В таких случаях он оставлял невозмутимый праведнический тон и с хитрецой отвечал, что все эти христианки для его миссии не подходят, ибо соитие с замужними, как прекрасно им, лукавым фарисеям, известно, есть грех прелюбодеяния. А будь у них хоть с горчичное зерно смекалки и призадумайся они на минутку, то сообразили бы, что оставшаяся часть женской паствы, то бишь вдовицы и девицы, спят и видят, как бы околдовать мужчину, оженить его по законам божеским и человеческим и выстроить с ним дом, милый дом, с жаровней, детишками, кошками и собаками. А кто же, братья мои, поверит Христу-женатику. Жена первая и не поверит!
– Проповеднику, зарубите себе на носу, простаки вы немытые, мало быть верующим. Надо еще быть достоверным.
4
В четыре часа пополудни на равнинах пампы начал задувать сухой ветер.
Христос из Эльки все шел и шел, и волосы лезли ему в глаза. Потом он остановился, поднял голову и приставил ладонь козырьком ко лбу. Вроде бы вдали у холмов завиднелся щебневой отвал, а с ним и крыша завода – в пампе это зрелище напоминало «корабль на якоре посреди пустыни», как писали поэты севера. Железная дорога, тем не менее, бесконечной линией тянулась дальше на юг.

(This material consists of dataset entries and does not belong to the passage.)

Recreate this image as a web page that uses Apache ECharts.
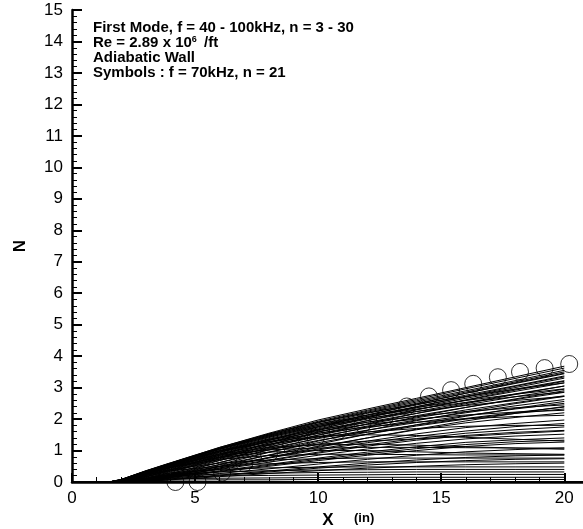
<!DOCTYPE html>
<html>
<head>
<meta charset="utf-8">
<script src="https://cdn.jsdelivr.net/npm/echarts@6/dist/echarts.min.js"></script>
<style>
  html, body { margin: 0; padding: 0; background: #fff; }
  #chart { width: 583px; height: 529px; }
</style>
</head>
<body>
<div id="chart"></div>
<script>
// stations along the body (in)
var xPts = [1.5, 2, 3, 4, 6, 8, 10, 12, 14, 16, 18, 20];

// low-frequency curves, keep growing to the end (top band)
var topBand = [
    [0, 0.08, 0.35, 0.60, 1.10, 1.55, 1.97, 2.32, 2.66, 3.00, 3.34, 3.68],
    [0, 0.07, 0.33, 0.58, 1.07, 1.52, 1.93, 2.28, 2.62, 2.96, 3.29, 3.62],
    [0, 0.06, 0.32, 0.57, 1.05, 1.50, 1.90, 2.25, 2.58, 2.90, 3.22, 3.55],
    [0, 0.06, 0.31, 0.55, 1.03, 1.47, 1.88, 2.22, 2.54, 2.86, 3.18, 3.50],
    [0, 0.05, 0.30, 0.54, 1.00, 1.44, 1.84, 2.18, 2.50, 2.82, 3.13, 3.44],
    [0, 0.05, 0.29, 0.52, 0.98, 1.41, 1.80, 2.13, 2.45, 2.76, 3.06, 3.37],
    [0, 0.04, 0.28, 0.50, 0.95, 1.38, 1.76, 2.08, 2.40, 2.70, 3.00, 3.30],
    [0, 0.04, 0.27, 0.49, 0.93, 1.35, 1.72, 2.05, 2.36, 2.66, 2.95, 3.22],
    [0, 0.03, 0.26, 0.47, 0.90, 1.32, 1.69, 2.00, 2.30, 2.60, 2.88, 3.15],
    [0, 0.03, 0.25, 0.46, 0.88, 1.28, 1.64, 1.95, 2.24, 2.52, 2.80, 3.05],
    [0, 0.03, 0.24, 0.44, 0.85, 1.24, 1.59, 1.90, 2.18, 2.45, 2.71, 2.95],
    [0, 0.02, 0.22, 0.42, 0.82, 1.20, 1.54, 1.84, 2.11, 2.37, 2.62, 2.85],
    [0, 0.02, 0.21, 0.40, 0.79, 1.16, 1.49, 1.78, 2.04, 2.29, 2.52, 2.74],
    [0, 0.02, 0.20, 0.38, 0.76, 1.12, 1.44, 1.72, 1.97, 2.20, 2.42, 2.62],
    [0, 0.01, 0.18, 0.36, 0.72, 1.07, 1.38, 1.65, 1.89, 2.11, 2.32, 2.50],
    [0, 0.01, 0.17, 0.34, 0.69, 1.02, 1.32, 1.58, 1.81, 2.02, 2.21, 2.38]
];

// later-starting curves that catch up with the top band
var lateBand = [
    [0, 0.00, 0.15, 0.38, 0.85, 1.32, 1.75, 2.13, 2.48, 2.82, 3.15, 3.46],
    [0, 0.00, 0.12, 0.33, 0.78, 1.24, 1.66, 2.04, 2.39, 2.72, 3.04, 3.34],
    [0, 0.00, 0.10, 0.30, 0.74, 1.18, 1.58, 1.95, 2.29, 2.61, 2.92, 3.20],
    [0, 0.00, 0.08, 0.26, 0.68, 1.10, 1.49, 1.85, 2.18, 2.49, 2.78, 3.05],
    [0, 0.00, 0.07, 0.23, 0.62, 1.02, 1.40, 1.75, 2.07, 2.37, 2.64, 2.90],
    [0, 0.00, 0.05, 0.20, 0.56, 0.94, 1.30, 1.64, 1.95, 2.23, 2.49, 2.72],
    [0, 0.00, 0.04, 0.17, 0.50, 0.86, 1.20, 1.52, 1.82, 2.09, 2.34, 2.56],
    [0, 0.00, 0.03, 0.14, 0.44, 0.78, 1.10, 1.40, 1.68, 1.94, 2.18, 2.40]
];

// early curves that slow down towards the end
var bendBand = [
    [0, 0.08, 0.36, 0.61, 1.10, 1.53, 1.90, 2.20, 2.47, 2.72, 2.95, 3.15],
    [0, 0.08, 0.35, 0.60, 1.08, 1.49, 1.84, 2.12, 2.37, 2.59, 2.79, 2.96],
    [0, 0.07, 0.34, 0.58, 1.04, 1.43, 1.76, 2.02, 2.24, 2.43, 2.59, 2.72],
    [0, 0.07, 0.33, 0.56, 1.00, 1.36, 1.66, 1.90, 2.09, 2.24, 2.36, 2.45],
    [0, 0.07, 0.32, 0.54, 0.95, 1.28, 1.55, 1.75, 1.90, 2.01, 2.08, 2.12],
    [0, 0.06, 0.31, 0.52, 0.90, 1.20, 1.43, 1.59, 1.70, 1.77, 1.80, 1.80],
    [0, 0.07, 0.34, 0.59, 1.06, 1.46, 1.80, 2.08, 2.32, 2.53, 2.71, 2.86],
    [0, 0.06, 0.32, 0.55, 0.98, 1.33, 1.61, 1.83, 2.00, 2.13, 2.22, 2.28]
];

// slower growing curves in the middle
var slowBand = [
    [0, 0.01, 0.12, 0.28, 0.62, 0.95, 1.25, 1.52, 1.78, 2.00, 2.18, 2.32],
    [0, 0.00, 0.10, 0.25, 0.55, 0.85, 1.13, 1.40, 1.66, 1.88, 2.05, 2.20],
    [0, 0.00, 0.09, 0.23, 0.50, 0.78, 1.05, 1.30, 1.53, 1.73, 1.86, 1.97],
    [0, 0.00, 0.08, 0.20, 0.45, 0.70, 0.95, 1.18, 1.38, 1.55, 1.66, 1.75],
    [0, 0.00, 0.06, 0.17, 0.42, 0.68, 0.92, 1.14, 1.33, 1.48, 1.58, 1.64],
    [0, 0.00, 0.07, 0.18, 0.40, 0.63, 0.85, 1.05, 1.23, 1.37, 1.46, 1.52],
    [0, 0.00, 0.06, 0.16, 0.36, 0.56, 0.76, 0.95, 1.12, 1.26, 1.34, 1.40],
    [0, 0.00, 0.05, 0.14, 0.32, 0.50, 0.68, 0.85, 1.00, 1.13, 1.22, 1.27],
    [0, 0.00, 0.04, 0.12, 0.27, 0.42, 0.57, 0.72, 0.85, 0.96, 1.03, 1.08],
    [0, 0.00, 0.03, 0.10, 0.22, 0.35, 0.48, 0.60, 0.70, 0.78, 0.83, 0.86],
    [0, 0.00, 0.02, 0.08, 0.20, 0.32, 0.44, 0.54, 0.62, 0.68, 0.72, 0.74],
    [0, 0.00, 0.02, 0.07, 0.17, 0.27, 0.36, 0.44, 0.50, 0.55, 0.58, 0.60],
    [0, 0.00, 0.08, 0.21, 0.48, 0.76, 1.02, 1.25, 1.45, 1.62, 1.76, 1.86],
    [0, 0.00, 0.05, 0.15, 0.34, 0.53, 0.72, 0.90, 1.06, 1.19, 1.28, 1.33]
];

// high-frequency curves that level off or fall back
var flatBand = [
    [0, 0.04, 0.25, 0.45, 0.80, 1.05, 1.20, 1.30, 1.37, 1.45, 1.54, 1.62],
    [0, 0.06, 0.32, 0.56, 0.98, 1.28, 1.45, 1.50, 1.48, 1.42, 1.36, 1.30],
    [0, 0.06, 0.30, 0.52, 0.88, 1.10, 1.18, 1.20, 1.17, 1.12, 1.08, 1.04],
    [0, 0.05, 0.28, 0.50, 0.85, 1.02, 1.08, 1.10, 1.10, 1.09, 1.08, 1.08],
    [0, 0.05, 0.28, 0.48, 0.78, 0.95, 1.00, 1.00, 0.96, 0.92, 0.90, 0.88],
    [0, 0.05, 0.27, 0.46, 0.72, 0.84, 0.88, 0.88, 0.87, 0.86, 0.86, 0.86],
    [0, 0.04, 0.24, 0.40, 0.60, 0.70, 0.74, 0.76, 0.76, 0.76, 0.76, 0.76],
    [0, 0.04, 0.22, 0.36, 0.50, 0.58, 0.62, 0.64, 0.64, 0.64, 0.64, 0.64],
    [0, 0.03, 0.18, 0.29, 0.40, 0.45, 0.47, 0.48, 0.48, 0.48, 0.48, 0.48],
    [0, 0.03, 0.15, 0.24, 0.32, 0.36, 0.38, 0.39, 0.40, 0.40, 0.40, 0.40],
    [0, 0.02, 0.12, 0.19, 0.25, 0.28, 0.30, 0.31, 0.32, 0.32, 0.32, 0.32],
    [0, 0.02, 0.10, 0.15, 0.19, 0.21, 0.22, 0.23, 0.24, 0.24, 0.24, 0.24],
    [0, 0.01, 0.07, 0.10, 0.12, 0.13, 0.14, 0.15, 0.15, 0.15, 0.15, 0.15],
    [0, 0.01, 0.04, 0.06, 0.07, 0.07, 0.08, 0.08, 0.08, 0.08, 0.08, 0.08]
];

// symbols : f = 70kHz, n = 21
var symX = [4.2, 5.1, 6.1, 7.0, 8.0, 8.9, 9.9, 10.8, 11.8, 12.7, 13.6, 14.5, 15.4, 16.3, 17.3, 18.2, 19.2, 20.2];
var symN = [0, 0, 0.30, 0.60, 0.90, 1.17, 1.40, 1.62, 1.85, 2.05, 2.40, 2.72, 2.92, 3.12, 3.33, 3.50, 3.62, 3.75];

var noteLines = [
    'First Mode, f = 40 - 100kHz, n = 3 - 30',
    'Re = 2.89 x 10{sup|6} /ft',
    'Adiabatic Wall',
    'Symbols : f = 70kHz, n = 21'
];

var FONT = '"Liberation Sans", Arial, Helvetica, sans-serif';

var chart = echarts.init(document.getElementById('chart'), null, {renderer: 'canvas'});

function makeLine(vals) {
    return {
        type: 'line',
        data: xPts.map(function (x, i) { return [x, vals[i]]; }),
        symbol: 'none',
        silent: true,
        lineStyle: {color: '#000', width: 1},
        z: 2
    };
}

var series = [];
[topBand, lateBand, bendBand, slowBand, flatBand].forEach(function (band) {
    band.forEach(function (c) { series.push(makeLine(c)); });
});
series.push({
    type: 'scatter',
    data: symX.map(function (x, i) { return [x, symN[i]]; }),
    symbol: 'circle',
    symbolSize: 17,
    clip: false,
    itemStyle: {color: 'rgba(0,0,0,0)', borderColor: '#000', borderWidth: 1},
    z: 3
});

var graphics = noteLines.map(function (t, i) {
    return {
        type: 'text',
        left: 93,
        top: 20 + i * 15,
        style: {
            text: t,
            fill: '#000',
            font: 'bold 15px ' + FONT,
            rich: {
                sup: {fontSize: 9, fontWeight: 'bold', fontFamily: FONT, verticalAlign: 'top', padding: [0, 3, 7, 0]}
            }
        }
    };
});
graphics.push({
    type: 'text',
    left: 354,
    top: 512,
    style: {text: '(in)', fill: '#000', font: 'bold 13px ' + FONT}
});

var tickLabel = {color: '#000', fontSize: 17, fontFamily: FONT};

var option = {
    animation: false,
    backgroundColor: '#fff',
    grid: {left: 72, top: 10, width: 512, height: 472, containLabel: false, outerBoundsMode: 'none'},
    xAxis: [{
        type: 'value',
        min: 0,
        max: 20.8,
        interval: 5,
        name: 'X',
        nameLocation: 'middle',
        nameGap: 28,
        nameTextStyle: {color: '#000', fontSize: 17, fontWeight: 'bold', fontFamily: FONT},
        axisLine: {show: true, lineStyle: {color: '#000', width: 2.5}},
        axisTick: {show: true, inside: true, length: 9, lineStyle: {color: '#000', width: 2}},
        axisLabel: Object.assign({margin: 8}, tickLabel),
        splitLine: {show: false},
        z: 5
    }, {
        // top frame line
        type: 'value',
        position: 'top',
        min: 0,
        max: 20.8,
        axisLine: {show: true, lineStyle: {color: '#000', width: 2}},
        axisTick: {show: false},
        axisLabel: {show: false},
        splitLine: {show: false}
    }, {
        // minor ticks on x, every 1 in
        type: 'value',
        position: 'bottom',
        min: 0,
        max: 20.8,
        interval: 1,
        axisLine: {show: false},
        axisTick: {show: true, inside: true, length: 5, lineStyle: {color: '#000', width: 1}},
        axisLabel: {show: false},
        splitLine: {show: false}
    }],
    yAxis: [{
        type: 'value',
        min: 0,
        max: 15,
        interval: 1,
        name: 'N',
        nameLocation: 'middle',
        nameRotate: 90,
        nameGap: 43,
        nameTextStyle: {color: '#000', fontSize: 17, fontWeight: 'bold', fontFamily: FONT},
        axisLine: {show: true, lineStyle: {color: '#000', width: 2.5}},
        axisTick: {show: true, inside: true, length: 10, lineStyle: {color: '#000', width: 2}},
        axisLabel: Object.assign({margin: 9}, tickLabel),
        splitLine: {show: false},
        z: 5
    }, {
        // minor ticks on N, every 0.2
        type: 'value',
        position: 'left',
        min: 0,
        max: 15,
        interval: 0.2,
        axisLine: {show: false},
        axisTick: {show: true, inside: true, length: 5, lineStyle: {color: '#000', width: 1}},
        axisLabel: {show: false},
        splitLine: {show: false}
    }],
    graphic: graphics,
    series: series
};

chart.setOption(option);
</script>
</body>
</html>
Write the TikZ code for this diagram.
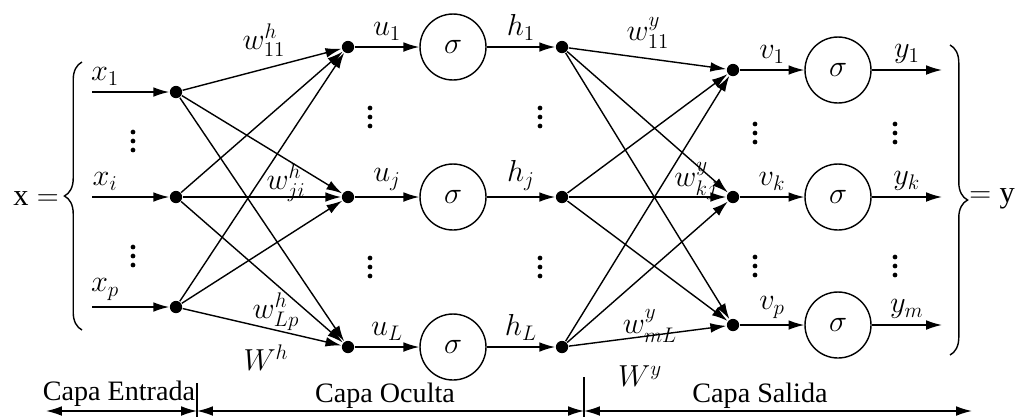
\documentclass[tikz,border=0pt]{standalone}
\usepackage{amsmath}
\usepackage{fontspec}
\setmainfont{Liberation Serif}
\usepackage{tikz}
\usetikzlibrary{arrows.meta,decorations.pathreplacing}

\tikzset{
  vdts/.pic={\foreach \k in {-1,0,1} \fill (0,\k*9) circle (1.35pt);}
}

\begin{document}
\begin{tikzpicture}[x=0.02cm, y=-0.02cm, font=\LARGE, line width=0.8pt, >={Latex[length=9pt,width=5.5pt]},
  dot/.style={circle, fill, inner sep=0pt, minimum size=7pt},
  act/.style={draw, circle, inner sep=0pt, minimum size=1.32cm},
  wlbl/.style={inner sep=1pt},
  capa/.style={inner sep=1pt, font=\fontsize{16}{19}\selectfont}]
\useasboundingbox (0,0) rectangle (1017,417);

% entrada
\node[dot] (i1) at (176,92)  {};
\node[dot] (ii) at (176,197) {};
\node[dot] (ip) at (176,307) {};
\coordinate (x1) at (92,92);
\coordinate (xi) at (92,197);
\coordinate (xp) at (92,307);
\draw[->] (x1) -- node[above, pos=0.17] {$x_1$} (i1);
\draw[->] (xi) -- node[above, pos=0.17] {$x_i$} (ii);
\draw[->] (xp) -- node[above, pos=0.17] {$x_p$} (ip);
\pic at (133,141) {vdts};
\pic at (133,256) {vdts};
\node (xeq) at (36,199) {$\mathrm{x} =$};
\draw[decorate, decoration={brace, amplitude=10pt}] (82,330) -- (82,62);

% oculta
\node[dot] (a1) at (348,47)  {};
\node[dot] (aj) at (348,197) {};
\node[dot] (aL) at (348,347) {};
\node[act] (s1) at (453,47)  {$\sigma$};
\node[act] (sj) at (453,197) {$\sigma$};
\node[act] (sL) at (453,347) {$\sigma$};
\node[dot] (b1) at (562,47)  {};
\node[dot] (bj) at (562,197) {};
\node[dot] (bL) at (562,347) {};
\draw[->] (a1) -- node[above] {$u_1$} (s1);
\draw[->] (aj) -- node[above] {$u_j$} (sj);
\draw[->] (aL) -- node[above] {$u_L$} (sL);
\draw[->] (s1) -- node[above] {$h_1$} (b1);
\draw[->] (sj) -- node[above] {$h_j$} (bj);
\draw[->] (sL) -- node[above] {$h_L$} (bL);
\pic at (370,117) {vdts};
\pic at (370,267) {vdts};
\pic at (540,117) {vdts};
\pic at (540,267) {vdts};

\foreach \a in {i1,ii,ip}
  \foreach \b in {a1,aj,aL}
    \draw[->] (\a) -- (\b);

\node[wlbl] (w11) at (264,40)  {$w^h_{11}$};
\node[wlbl] (wji) at (286,183) {$w^h_{ji}$};
\node[wlbl] (wLp) at (276,312) {$w^h_{Lp}$};
\node[wlbl] (Wh)  at (266,358) {$W^h$};

% salida
\node[dot] (c1) at (733,70)  {};
\node[dot] (ck) at (733,197) {};
\node[dot] (cp) at (733,325) {};
\node[act] (t1) at (838,70)  {$\sigma$};
\node[act] (tk) at (838,197) {$\sigma$};
\node[act] (tp) at (838,325) {$\sigma$};
\coordinate (y1) at (942,70);
\coordinate (yk) at (942,197);
\coordinate (ym) at (942,325);
\draw[->] (c1) -- node[above] {$v_1$} (t1);
\draw[->] (ck) -- node[above] {$v_k$} (tk);
\draw[->] (cp) -- node[above] {$v_p$} (tp);
\draw[->] (t1) -- node[above] {$y_1$} (y1);
\draw[->] (tk) -- node[above] {$y_k$} (yk);
\draw[->] (tp) -- node[above] {$y_m$} (ym);
\pic at (755,133) {vdts};
\pic at (755,266) {vdts};
\pic at (895,133) {vdts};
\pic at (895,266) {vdts};

\foreach \a in {b1,bj,bL}
  \foreach \b in {c1,ck,cp}
    \draw[->] (\a) -- (\b);

\node[wlbl] (v11) at (648,33)  {$w^y_{11}$};
\node[wlbl] (vkj) at (696,181) {$w^y_{kj}$};
\node[wlbl] (vmL) at (650,326) {$w^y_{mL}$};
\node[wlbl] (Wy)  at (640,376) {$W^y$};

\draw[decorate, decoration={brace, amplitude=10pt}] (950,45) -- (950,355);
\node (yeq) at (992,199) {$= \mathrm{y}$};

% capas
\node[capa] (ent) at (119,394) {Capa Entrada};
\node[capa] (ocu) at (385,396) {Capa Oculta};
\node[capa] (sal) at (760,396) {Capa Salida};
\coordinate (l0) at (46,411);
\coordinate (l1) at (197,411);
\coordinate (l2) at (584,411);
\coordinate (l3) at (972,411);
\draw[<->] (l0) -- (l1);
\draw[<->] (l1) -- (l2);
\draw[<->] (l2) -- (l3);
\draw (197,383) -- (197,417);
\draw (584,377) -- (584,417);
\end{tikzpicture}
\end{document}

Надо думать, где-то она все же завернет.
В этот миг в плавильном котле дня случилось чудо: железную дорогу перелетела бабочка. «Мимолетная бабочка», – восхитился Христос из Эльки, недоумевая, откуда она могла взяться. Бабочка была оранжевая с черными глазкáми на крыльях.
Следя за ее порханием, Христос из Эльки кое-что надумал. Бабочка исчезла на востоке. Почему бы не срезать путь? Короче выйдет. В конце концов, Предвечный Отец, направляющий его стопы, будет посильнее всяких там миражей.
Он еще немного поразмыслил и утвердился в своем решении.
Свернул в сторону от железнодорожной ветки и бодро зашагал по равнине. Солнце будто впало в ярость от его нахальства. Он извлек из пакета плащ из тафты и намотал на голову, как тюрбан. Бабочка улетела ровно туда, где он вроде бы различил щебневой отвал и заводскую трубу. Он вспомнил, что в юную пору его заработков на селитряных приисках старожилы рассказывали: когда в самый тяжкий полуденный час из ниоткуда возникает бабочка – это душа умершего ребенка желает скрасить вам зной. Дети в пампе тогда мерли как мухи, потому что ни врачей, не лекарств и в помине не было.
Отмахав несколько минут по горячему песку, в котором утопали сандалии, Христос из Эльки потерял из виду пути, телеграфные столбы и все прочие признаки человеческого присутствия в пейзаже. «Ходящий хожеными тропами не оставляет следа», – вслух сказал он себе то, что часто повторял в проповедях. И приободрился, подумав о хорошем: славно, что он идет налегке.
Каких только тюков, каких только манаток не перебывало у него за годы странствий: деревянные чемоданы, парусиновые сумы, флотские вещмешки и просто узлы из одеял. Одно время он даже таскал за собой старый пиратский сундук, который нашел зимним вечером в Темуко, в заброшенном доме, где пережидал дождь, но сундук был такой громоздкий и неудобный, что пришлось бросить его на очередном полустанке. Все его имущество – мешки, сумки, узелки – ждала одна и та же судьба: от износа они приходили в негодность, и хозяин выкидывал их. Либо их крали – к примеру, совсем недавно приделали ноги красивому красному деревянному чемодану, резному и с металлическими уголками, который ему пожаловала одна богомолка из города Линарес.
Теперь же он обременен лишь невесомым бумажным пакетом. В нем есть все потребное для жизни. Всякий раз, когда его попрекали францисканской бедностью, он ответствовал, что рожден не себя холить и лелеять, а помогать ближним. В особенности больным, слабым, а пуще того – нищим духом. Лучше быть, чем иметь. И пусть критиканы и фарисеи не обольщаются, братья мои, – учтивым тоном нараспев декламировал он, – он тот, кто он есть, весь напоказ, нищий Христос, живет без прикрас, Христос отпущающий, благой, терпеливый, босой и нагой, поедатель дорожной пыли, Христос из Чили.